The investigation, opened earlier this year, alleges Elkann and his siblings did not pay taxes in Italy on assets they inherited after the death in 2019 of their grandmother Marella Caracciolo, the wife of late Fiat boss Gianni Agnelli.
The case stems from a wider inheritance dispute between the Elkanns and their mother Margherita over the estate of Gianni Agnelli, which has divided one of Italy's best known business dynasties.
Prosecutors in the northern city of Turin said in a statement that their investigation showed that Caracciolo was a resident in Italy from at least 2010 and not Switzerland, and that her inheritance therefore should have been taxed in Italy.

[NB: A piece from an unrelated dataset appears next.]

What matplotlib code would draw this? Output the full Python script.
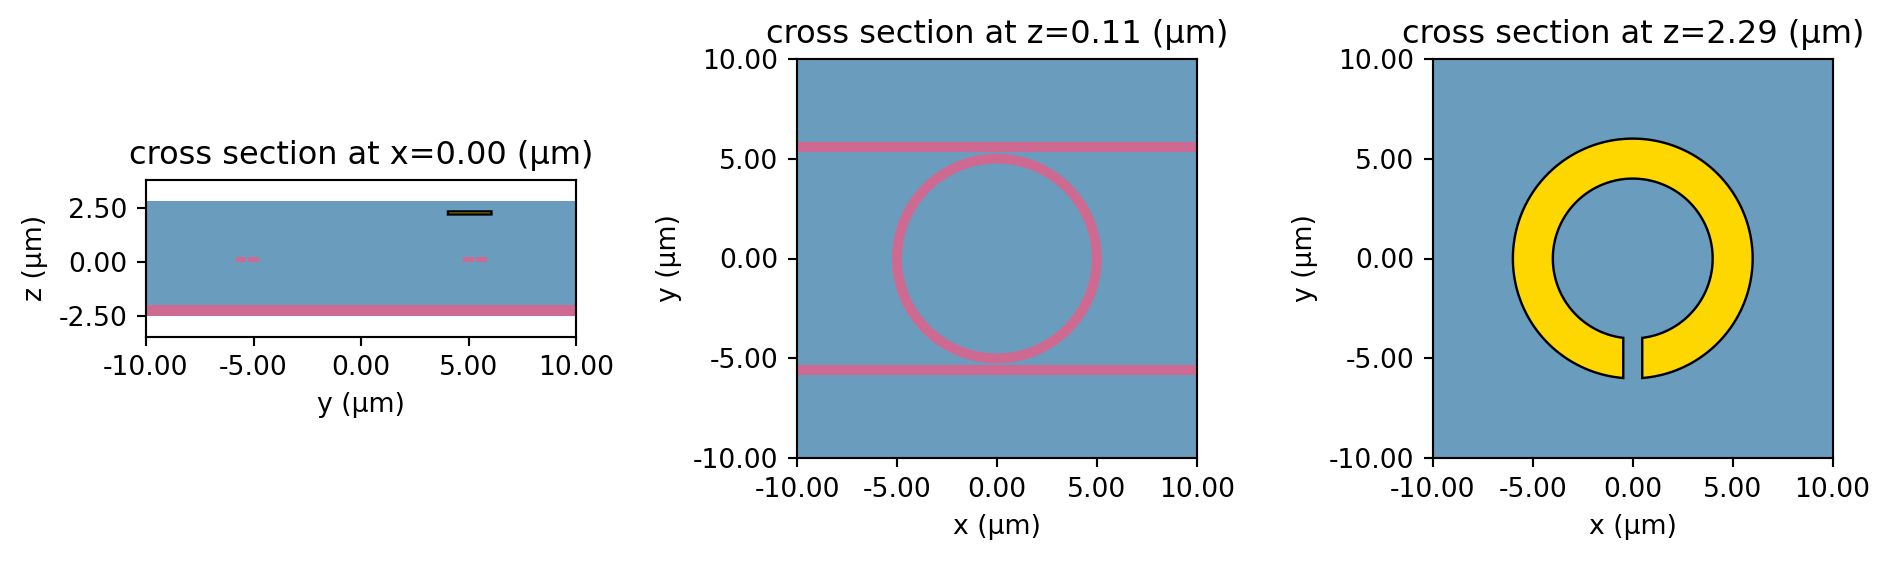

They said claims she had been based in Switzerland were part of "a criminal plan to hide her substantial assets and related income from Italian inheritance and tax laws".
Other people targeted by the seizure are Elkann's siblings Lapo and Ginevra, his accountant Gianluca Ferrero and Swiss notary Urs von Grunigen, who acted as estate executor.
John Elkann, who is also the CEO of the Agnelli family holding company Exor, and other people involved were not immediately available for comment.